• [Directive]:
Nothing but the lines from the one containing "Generate a Python" down to the one containing "ax = fig.add_axes([left", both included, should be echoed, and each exactly as it stands.

# START OF Raw data

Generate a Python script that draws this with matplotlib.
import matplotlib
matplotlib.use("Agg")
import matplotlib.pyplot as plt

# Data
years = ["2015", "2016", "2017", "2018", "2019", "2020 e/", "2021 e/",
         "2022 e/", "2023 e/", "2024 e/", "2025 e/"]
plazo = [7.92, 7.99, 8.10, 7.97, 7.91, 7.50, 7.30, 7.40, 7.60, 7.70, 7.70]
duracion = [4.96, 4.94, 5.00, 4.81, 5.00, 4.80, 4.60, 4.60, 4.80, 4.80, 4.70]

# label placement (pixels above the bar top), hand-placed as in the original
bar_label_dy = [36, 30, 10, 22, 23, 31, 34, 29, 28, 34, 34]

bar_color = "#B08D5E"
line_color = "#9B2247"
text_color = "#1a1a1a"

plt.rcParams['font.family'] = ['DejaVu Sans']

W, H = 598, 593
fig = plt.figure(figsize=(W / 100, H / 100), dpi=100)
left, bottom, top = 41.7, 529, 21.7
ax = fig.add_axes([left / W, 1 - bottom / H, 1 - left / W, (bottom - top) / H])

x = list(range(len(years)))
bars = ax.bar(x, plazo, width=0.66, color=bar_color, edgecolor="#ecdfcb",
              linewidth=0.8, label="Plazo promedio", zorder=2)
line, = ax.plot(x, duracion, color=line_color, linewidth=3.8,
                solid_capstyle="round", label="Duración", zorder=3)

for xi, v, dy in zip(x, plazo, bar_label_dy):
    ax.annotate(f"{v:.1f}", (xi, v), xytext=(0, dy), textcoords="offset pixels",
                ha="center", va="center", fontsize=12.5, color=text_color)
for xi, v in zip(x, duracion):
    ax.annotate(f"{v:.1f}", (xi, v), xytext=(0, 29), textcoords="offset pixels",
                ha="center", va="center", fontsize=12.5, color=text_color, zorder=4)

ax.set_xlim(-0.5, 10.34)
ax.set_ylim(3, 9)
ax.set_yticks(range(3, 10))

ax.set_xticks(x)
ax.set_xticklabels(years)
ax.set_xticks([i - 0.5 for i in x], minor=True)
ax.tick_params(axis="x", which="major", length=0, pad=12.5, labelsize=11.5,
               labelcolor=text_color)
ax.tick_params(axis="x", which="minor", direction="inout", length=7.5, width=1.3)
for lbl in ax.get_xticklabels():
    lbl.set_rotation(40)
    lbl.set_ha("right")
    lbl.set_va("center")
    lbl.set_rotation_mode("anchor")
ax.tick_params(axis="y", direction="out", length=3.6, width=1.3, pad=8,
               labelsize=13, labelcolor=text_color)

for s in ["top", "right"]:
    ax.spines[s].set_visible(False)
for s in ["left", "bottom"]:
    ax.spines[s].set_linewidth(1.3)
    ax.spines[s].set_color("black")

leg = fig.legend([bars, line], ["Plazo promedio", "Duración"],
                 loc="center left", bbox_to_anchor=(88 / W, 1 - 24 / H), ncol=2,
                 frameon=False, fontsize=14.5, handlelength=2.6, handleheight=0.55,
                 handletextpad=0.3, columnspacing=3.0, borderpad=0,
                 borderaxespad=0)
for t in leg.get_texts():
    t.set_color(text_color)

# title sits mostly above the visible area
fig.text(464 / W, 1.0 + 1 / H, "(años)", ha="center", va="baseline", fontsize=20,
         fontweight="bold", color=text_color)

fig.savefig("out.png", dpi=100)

# END OF Raw data
# START OF Raw data

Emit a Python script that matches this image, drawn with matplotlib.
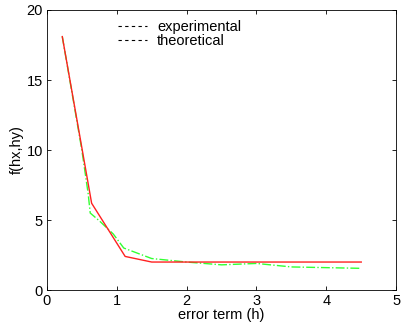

# END OF Raw data

• [Written solution]:
Generate a Python script that draws this with matplotlib.
import matplotlib
matplotlib.use("Agg")
import matplotlib.pyplot as plt

# Data
years = ["2015", "2016", "2017", "2018", "2019", "2020 e/", "2021 e/",
         "2022 e/", "2023 e/", "2024 e/", "2025 e/"]
plazo = [7.92, 7.99, 8.10, 7.97, 7.91, 7.50, 7.30, 7.40, 7.60, 7.70, 7.70]
duracion = [4.96, 4.94, 5.00, 4.81, 5.00, 4.80, 4.60, 4.60, 4.80, 4.80, 4.70]

# label placement (pixels above the bar top), hand-placed as in the original
bar_label_dy = [36, 30, 10, 22, 23, 31, 34, 29, 28, 34, 34]

bar_color = "#B08D5E"
line_color = "#9B2247"
text_color = "#1a1a1a"

plt.rcParams['font.family'] = ['DejaVu Sans']

W, H = 598, 593
fig = plt.figure(figsize=(W / 100, H / 100), dpi=100)
left, bottom, top = 41.7, 529, 21.7
ax = fig.add_axes([left / W, 1 - bottom / H, 1 - left / W, (bottom - top) / H])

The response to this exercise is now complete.